When the only role models you're given are truly remarkable, standing at the very top of their fields, it can be hard to see yourself in their shoes.
It's an issue that has nagged Bucknell electrical & computer engineering professor Philip Asare, who grew up in Ghana, since his days as a college student in the U.S., when time and time again he was told to look to the Neil deGrasse Tysons of the the world for inspiration. It's also one that resonates with current Bucknell student Nir Aish '18, a managing for sustainability major from Tel Aviv, Israel, who knows how important role models have been for her.
Find Your Path
Together, these scholars from very different backgrounds have been taking on the problem, working since 2015 — the year that each came to Bucknell — on a study aimed at improving access to realistic role models for Bucknell STEM majors from underrepresented groups.

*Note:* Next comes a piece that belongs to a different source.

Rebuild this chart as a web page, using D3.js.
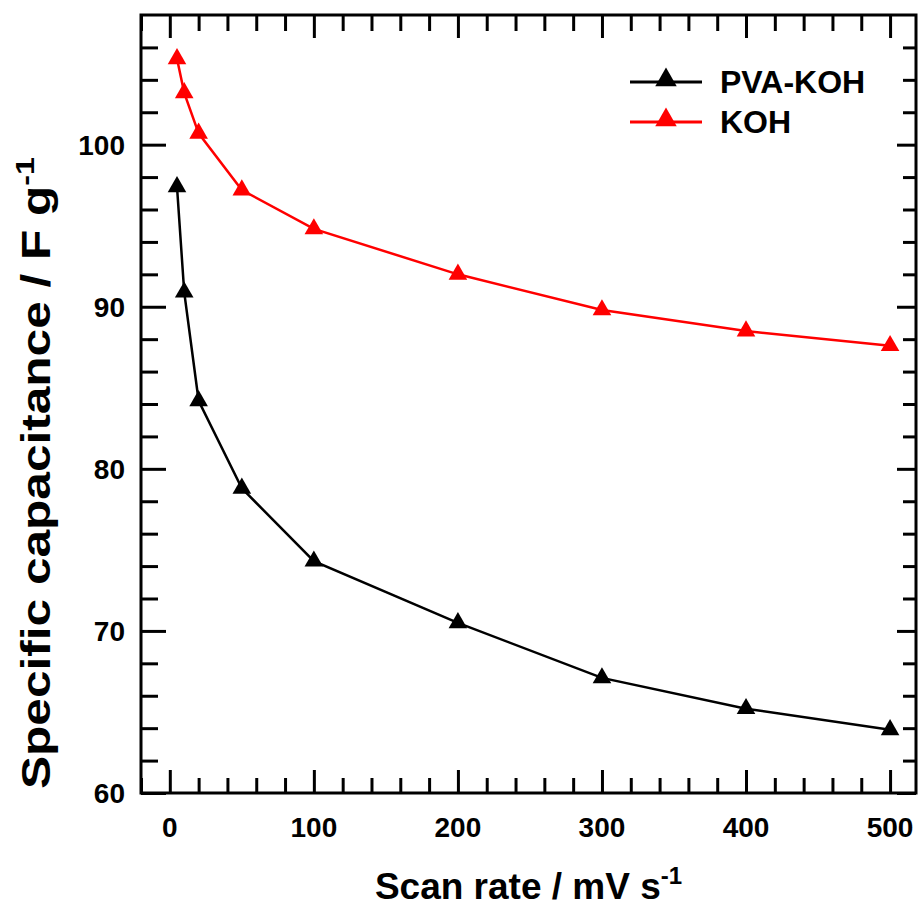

"The idea for the project came from Philip's experience as a STEM scholar from a minority background," Aish explained. "Telling students to look up to these very extraordinary individuals, whose stories of success you can't really replicate, kind of sets up students for failure, because the role models they have don't represent paths they can follow."
Aish, who began the research project from her first year through the Presidential Fellows Program, said the topic hit home because she has many role models — first and foremost her parents — and understands how critical the realistic path they've shown her has been for her success.
Others on campus and beyond have started taking notice of their work. In March, Aish, Asare and their fellow collaborator Professor Elif Miskioğlu, chemical engineering, were awarded best paper at the Institute of Electrical and Electronics Engineers Integrated STEM Education Conference, an international gathering known for featuring cutting-edge research and integrated approaches to the study of STEM disciplines.
Alumni Role Models
Aish's study began by querying non-white or Asian STEM students — both historically underrepresented groups — to identify their current role models and what qualities they admire in them. She then worked with the offices of Development & Alumni Relations to identify Bucknell alumni from the same backgrounds, and found that the students would be receptive to their hearing their stories.
"We recruited alumni because they were once in the shoes of our students," she said. "What was also great to find was that some students also saw themselves as role models, and saw that someone who fails and keeps going is someone to look up to."
Aish believes the project could lead to a new mentoring program that complements Bucknell's existing efforts aimed to recruit and retain a diverse student body in STEM subjects, such as the STEM Scholars program and the Engineering Success Alliance.
"Our research seeks to go one step further than just having diversity, but celebrating it, and providing the kind of support that provides that intrinsic motivation," Aish explained.
The Perfect Project for Bucknell
She also said the project is one that Bucknell — with its small size, diversity of academic programming and emphasis on interdisciplinary learning — is perfectly equipped to tackle.
"The support I've received says a lot about Bucknell as a community," Aish said. "When I talk about my research with individuals from different departments and colleges, they understand — they have that critical thinking and interdisciplinary mindset. They're also willing to contribute and help out, which shows their commitment to diversity."
The College of Engineering and Department of Electrical & Computer Engineering provided funding for the early stages of the project, she added, while the Registrar and Diversity, Equity & Inclusion offices helped identify student participants.
Aish will graduate a year early in May but plans to remain on campus through the summer, planning the study's next steps and establishing a path for the next presidential fellow who will take on the project. Having discovered a love for research at Bucknell, she hopes to continue her studies in graduate school in 2019, and is seeking an interdisciplinary program much as she found in this project.
"I'm so used to it from my time here and it makes so much sense," she said. "I developed my academic mindset at Bucknell."